A little over a week ago President Obama appeared to be cruising towards re-election without a care in the world. Victory in the debate and the election seemed a formality. Now that has all changed. Uncertainty is everywhere and the race is well and truly back on. A poor performance for Romney last week would have been enough to seal the deal for an Obama victory. Instead, the president is on the ropes and Romney is surging. It may still be too late, but Obama has given himself an un-necessarily difficult final three weeks of the campaign.
With less than a month until Election Day, Mitt Romney had the debate of his life on precisely the same night that the president simply failed to show up. In fact, it may have been better for him if he actually hadn’t shown up at all. Instead he took to the stage, in what Al Gore reminds us is the thin, icy atmosphere of Denver, and gave a lacklustre performance that must have had Hillary Clinton wondering why he could not have been so bad 4 years ago.
The campaign to besmirch Governor Romney’s clear victory has made the Obama team look all the more desperate. Desperation may turn to despair when they finish analysing the latest data from the Pew Centre that gives Romney a clear lead. Even discounting national polling and focusing on the 5-6 key swing states, Romney has picked up dramatically. This may be part of what could be called a ‘dead cat bounce’ but I’m not so sure. The debates appeared to allow the American people what some on the right feel was their first, untainted view of Romney, removed from the spin associated with TV coverage. I think there is more to it, and that blaming the liberal bias (which is undoubtedly true) is a little too easy and actually diminishes what a great performance Romney turned in last week.
Before we begin to throw soil on Obama’s political corpse, however, let us not forget that Ronald Reagan had a poor first debate in his bid for re-election in 1984. He tuned that perception around with one great line in his second debate and never looked back. It has historically been the case that the first debate attracts most viewers. Put another way, millions who watched the debate last week will have decided on the basis of that performance who to vote for and won’t be tuning on to see if the president can perform miracles in the next two events. It is open to debate as to how many Americans will be willing to give this president a second chance, or whether he can pull off a Reagan-esque retort. His record on off-the-cuff remarks is not good.
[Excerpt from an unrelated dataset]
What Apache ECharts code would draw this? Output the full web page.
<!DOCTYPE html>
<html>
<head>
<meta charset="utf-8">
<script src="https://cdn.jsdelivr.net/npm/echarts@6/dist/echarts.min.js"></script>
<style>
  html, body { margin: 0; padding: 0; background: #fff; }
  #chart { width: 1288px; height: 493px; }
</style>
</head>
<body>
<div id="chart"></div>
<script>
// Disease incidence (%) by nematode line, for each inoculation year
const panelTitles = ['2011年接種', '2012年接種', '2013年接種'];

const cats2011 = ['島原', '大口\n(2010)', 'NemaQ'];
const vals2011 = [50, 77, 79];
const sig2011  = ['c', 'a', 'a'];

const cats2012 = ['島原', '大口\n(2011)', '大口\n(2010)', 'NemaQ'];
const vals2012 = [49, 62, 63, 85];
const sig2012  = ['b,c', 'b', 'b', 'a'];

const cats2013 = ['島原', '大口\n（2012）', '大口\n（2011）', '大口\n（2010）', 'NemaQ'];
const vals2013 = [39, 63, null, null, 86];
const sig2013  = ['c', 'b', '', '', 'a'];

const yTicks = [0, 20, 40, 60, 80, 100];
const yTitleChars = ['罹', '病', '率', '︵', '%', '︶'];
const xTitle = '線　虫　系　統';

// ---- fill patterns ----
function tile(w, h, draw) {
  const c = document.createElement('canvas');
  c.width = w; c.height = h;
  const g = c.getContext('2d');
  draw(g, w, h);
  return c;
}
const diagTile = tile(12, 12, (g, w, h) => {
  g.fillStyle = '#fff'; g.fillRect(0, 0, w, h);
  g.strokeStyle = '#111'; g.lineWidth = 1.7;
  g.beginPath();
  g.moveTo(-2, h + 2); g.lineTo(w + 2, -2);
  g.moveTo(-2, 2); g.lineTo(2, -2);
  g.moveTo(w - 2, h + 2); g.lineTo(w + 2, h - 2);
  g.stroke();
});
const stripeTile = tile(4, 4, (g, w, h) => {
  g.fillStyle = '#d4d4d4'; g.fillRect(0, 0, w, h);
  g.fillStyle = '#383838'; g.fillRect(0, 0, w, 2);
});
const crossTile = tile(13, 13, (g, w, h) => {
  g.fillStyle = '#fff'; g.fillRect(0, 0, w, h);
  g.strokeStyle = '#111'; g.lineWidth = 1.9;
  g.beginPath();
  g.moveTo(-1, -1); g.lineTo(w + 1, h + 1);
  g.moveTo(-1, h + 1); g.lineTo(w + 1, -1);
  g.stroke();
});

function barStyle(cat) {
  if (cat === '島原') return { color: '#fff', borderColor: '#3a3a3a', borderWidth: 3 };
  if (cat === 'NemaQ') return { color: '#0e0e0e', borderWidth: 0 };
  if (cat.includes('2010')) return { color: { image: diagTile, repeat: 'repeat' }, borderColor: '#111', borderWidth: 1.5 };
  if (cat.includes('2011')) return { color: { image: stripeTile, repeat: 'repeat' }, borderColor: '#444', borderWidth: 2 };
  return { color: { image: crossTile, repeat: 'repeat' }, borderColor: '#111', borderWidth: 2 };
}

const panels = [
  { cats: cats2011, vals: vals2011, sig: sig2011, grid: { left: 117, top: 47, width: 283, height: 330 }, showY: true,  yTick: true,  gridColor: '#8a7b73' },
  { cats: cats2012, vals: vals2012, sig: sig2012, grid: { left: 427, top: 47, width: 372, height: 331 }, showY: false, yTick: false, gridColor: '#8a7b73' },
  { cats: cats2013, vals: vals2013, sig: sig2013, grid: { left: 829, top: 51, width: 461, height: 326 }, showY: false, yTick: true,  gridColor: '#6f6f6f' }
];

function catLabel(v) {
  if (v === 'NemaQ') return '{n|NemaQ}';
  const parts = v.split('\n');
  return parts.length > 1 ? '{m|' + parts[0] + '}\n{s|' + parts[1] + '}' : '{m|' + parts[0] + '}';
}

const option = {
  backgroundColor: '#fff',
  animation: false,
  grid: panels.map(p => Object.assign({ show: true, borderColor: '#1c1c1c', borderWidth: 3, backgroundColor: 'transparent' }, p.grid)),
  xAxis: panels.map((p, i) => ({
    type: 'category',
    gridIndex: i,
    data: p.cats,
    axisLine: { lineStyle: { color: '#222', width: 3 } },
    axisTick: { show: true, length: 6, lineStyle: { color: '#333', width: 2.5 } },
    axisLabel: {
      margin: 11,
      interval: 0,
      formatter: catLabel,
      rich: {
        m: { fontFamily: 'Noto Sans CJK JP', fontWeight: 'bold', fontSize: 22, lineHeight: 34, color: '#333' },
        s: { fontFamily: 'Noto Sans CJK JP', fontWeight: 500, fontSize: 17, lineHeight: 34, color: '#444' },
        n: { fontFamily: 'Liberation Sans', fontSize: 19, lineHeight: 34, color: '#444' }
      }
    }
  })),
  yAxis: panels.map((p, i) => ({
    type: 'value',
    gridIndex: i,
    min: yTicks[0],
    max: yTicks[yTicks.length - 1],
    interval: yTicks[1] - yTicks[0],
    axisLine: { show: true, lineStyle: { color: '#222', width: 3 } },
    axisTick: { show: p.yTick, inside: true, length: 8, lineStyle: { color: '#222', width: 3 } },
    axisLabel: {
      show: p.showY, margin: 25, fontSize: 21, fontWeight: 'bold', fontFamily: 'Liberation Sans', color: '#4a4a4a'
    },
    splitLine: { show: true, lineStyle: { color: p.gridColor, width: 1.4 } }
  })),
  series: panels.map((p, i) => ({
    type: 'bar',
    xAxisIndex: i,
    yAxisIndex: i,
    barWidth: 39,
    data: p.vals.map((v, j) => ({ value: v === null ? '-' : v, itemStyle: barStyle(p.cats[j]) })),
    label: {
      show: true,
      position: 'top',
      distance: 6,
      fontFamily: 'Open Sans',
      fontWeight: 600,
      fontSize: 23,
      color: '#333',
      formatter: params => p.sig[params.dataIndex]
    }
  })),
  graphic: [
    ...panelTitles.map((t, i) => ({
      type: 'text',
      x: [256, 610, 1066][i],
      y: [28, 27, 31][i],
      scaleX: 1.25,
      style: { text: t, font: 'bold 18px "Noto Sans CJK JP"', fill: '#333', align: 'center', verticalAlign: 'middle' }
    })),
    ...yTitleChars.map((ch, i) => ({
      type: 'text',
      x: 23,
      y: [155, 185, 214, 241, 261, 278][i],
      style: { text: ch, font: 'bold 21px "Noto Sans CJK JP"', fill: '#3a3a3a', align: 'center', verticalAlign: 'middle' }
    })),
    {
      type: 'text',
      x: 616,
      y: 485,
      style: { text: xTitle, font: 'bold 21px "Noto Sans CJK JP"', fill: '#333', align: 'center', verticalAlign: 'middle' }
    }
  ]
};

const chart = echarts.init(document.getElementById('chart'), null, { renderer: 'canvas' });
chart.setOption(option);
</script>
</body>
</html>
Indeed, if the debate last week revealed anything, it is the president’s dependence on the mighty auto-cue. 12 years ago Al Gore was forced to consider his demeanour, having been too hot in the first debate and too cold in the second. It cost him dearly. The same may well now be true for Barack Obama.
In a single evening, Mitt Romney has busted this race wide open. Now he needs to keep the pedal down and ruthlessly exploit his performance by once again taking the battle to Obama on foreign policy. Where once this would have been a potentially insurmountable problem, now, opportunity beckons to portray a stark contrast between a potential Romney presidency and what would occur under a second term Obama Administration. Romney began that process during a speech on foreign affairs in Virginia this week. With the upcoming debate he has the opportunity and the motive to continue his drive to chip away at Obama’s credibility on this key policy area.
Last week’s debate was focused on domestic affairs and as such it is possible that it will be Romney’s high point. From here on in, the debates could prove more difficult as the forum changes to a more relaxed style and the focus shifts to foreign affairs. Yet even in this case, perceived wisdom could be about to get turned on its head.
Until several weeks ago an argument emerged that unusually the Democrats were running as the party of national security (with Obama claiming responsibility for killing bin Laden) and the Republicans were running on a financially responsible ticket (having nominated Paul Ryan, along with his calls for fiscal responsibility).
However, having been demolished on domestic affairs, events are now even conspiring to shred Obama’s claim of foreign policy prowess. The facts emerging from Benghazi portray a disengaged president, asleep at the wheel as his ambassador perished and America’s consulate burned. All of the possible plaudits that Obama earned in the strike that killed bin Laden may well become nullified by the events in Libya. The House Oversight Committee hearings into the security failings in Benghazi are the last thing the president wants to deal with in the dying days of this campaign and could prove catastrophic to his claims of foreign policy credibility.
Last week Romney dominated the stage and brought his argument down to a series of succinct points. This apparently, is the true Mitt Romney style. He must do the same in the next debate on foreign policy and present a strong and credible alternative based on solid foreign and domestic polices if he is to prevail in November.